[jonnamn]

Determine the concentration of acetic acid in vinegar using a 0.110 M NaOH standard solution

I added 39.2 mL of NaOH to a flask that held 5 mL vinegar, 3 mL phenolphthalein, and 42 mL of distilled water when it turned pink.

I found the moles of acetic acid that were added = 0.892 M

But now I have to find the percent concentration of the acetic acid, and it's supposed to be between 4.0% and 5.5%

Can anyone help?

[Arkcon]

What is the formula to compute molarity?  What is the formula to compute % concentration?  How are they the same?  How are they different?  How can you use the answer to one formula to find the answer to the unknown?

Sorry to ask a bunch of questions, but that's how we help on this forum.  We give you hints, so you can get started, and figure it out for yourself.  You'll be better off, at at exam time, if you get used to conversions like this on your own.  They won't give you the same exact problem, but something similar.

[jonnamn]

The formula to figure out molarity that I used was:

39.2 mL NaOH * (0.110 mol NaOH/1000 mL) * (1/0.005 L) = 0.892 M

I don't know the equation to figure out the percentage concentration.  That's what I need help with.

[Borek]

What is the definition of the percentage concentration then?

[jonnamn]

The way the problem was stated is:

How many moles of NaOH were added? (I found that it was 0.862 M)
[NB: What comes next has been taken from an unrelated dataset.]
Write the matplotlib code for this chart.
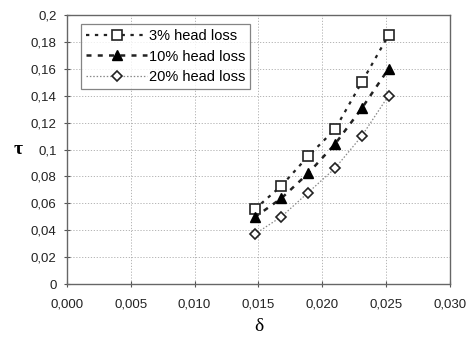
import matplotlib
matplotlib.use('Agg')
import matplotlib.pyplot as plt
from matplotlib.ticker import FuncFormatter

delta = [0.0147, 0.0168, 0.0189, 0.0210, 0.0231, 0.0252]
tau_3 = [0.0555, 0.073, 0.095, 0.115, 0.150, 0.185]
tau_10 = [0.0496, 0.0637, 0.0823, 0.104, 0.1306, 0.160]
tau_20 = [0.037, 0.050, 0.068, 0.086, 0.110, 0.140]
labels = ['3% head loss', '10% head loss', '20% head loss']

plt.rcParams['font.family'] = ['Liberation Sans', 'DejaVu Sans']

fig = plt.figure(figsize=(4.7, 3.44), dpi=100)
ax = fig.add_axes([0.1426, 0.1744, 0.8144, 0.7820])

ax.plot(delta, tau_3, color='#222222', lw=1.6, ls=(0, (1.5, 2.5)),
        marker='s', ms=6.5, mfc='white', mec='#222222', mew=1.2, label=labels[0])
ax.plot(delta, tau_10, color='#222222', lw=1.8, ls=(0, (2, 2.5)),
        marker='^', ms=7.5, mfc='black', mec='black', label=labels[1])
ax.plot(delta, tau_20, color='#888888', lw=0.9, ls=(0, (1.2, 1.5)),
        marker='D', ms=5, mfc='white', mec='#222222', mew=1.2, label=labels[2])

ax.set_xlim(0, 0.030)
ax.set_ylim(0, 0.2)
ax.set_xticks([0, 0.005, 0.010, 0.015, 0.020, 0.025, 0.030])
ax.set_yticks([i * 0.02 for i in range(11)])
ax.xaxis.set_major_formatter(FuncFormatter(lambda v, p: ('%.3f' % v).replace('.', ',')))


def yfmt(v, p):
    s = ('%.2f' % v).rstrip('0').rstrip('.')
    return s.replace('.', ',')


ax.yaxis.set_major_formatter(FuncFormatter(yfmt))
ax.tick_params(direction='inout', length=5, width=0.8, color='#555555',
               labelsize=9.5, labelcolor='#222222')
ax.tick_params(axis='x', pad=8)
ax.tick_params(axis='y', pad=5)
ax.grid(True, color='#aaaaaa', ls=(0, (1.5, 2)), lw=0.6)
for s in ax.spines.values():
    s.set_color('#666666')
    s.set_linewidth(1.0)

ax.set_xlabel('δ', family=['Liberation Serif', 'DejaVu Serif'], fontsize=14, labelpad=5)
ax.set_ylabel('τ', family=['Liberation Serif', 'DejaVu Serif'], fontsize=14,
              rotation=0, labelpad=9, va='center', fontweight='bold')

leg = ax.legend(loc='upper left', bbox_to_anchor=(0.036, 0.967), fontsize=10.5,
                frameon=True, fancybox=False, borderpad=0.35, labelspacing=0.45,
                handlelength=4.2, handletextpad=0.1, borderaxespad=0)
leg.get_frame().set_edgecolor('#666666')
leg.get_frame().set_linewidth(0.9)

fig.savefig('out.png', dpi=100)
This value is the same number of moles of acid that were in the flask. Since we added 5mL of the original vinegar to the flask, we can find the concentration of acid in vinegar using your number of moles and 5 mL.

What is the concentration of acid in the vinegar?

[Borek]

It is obvious what the problem is, the same experiment is repeated in thousands of schools every year.

Please state the definition of percent concentration, we will start from there to find a way to calculate it.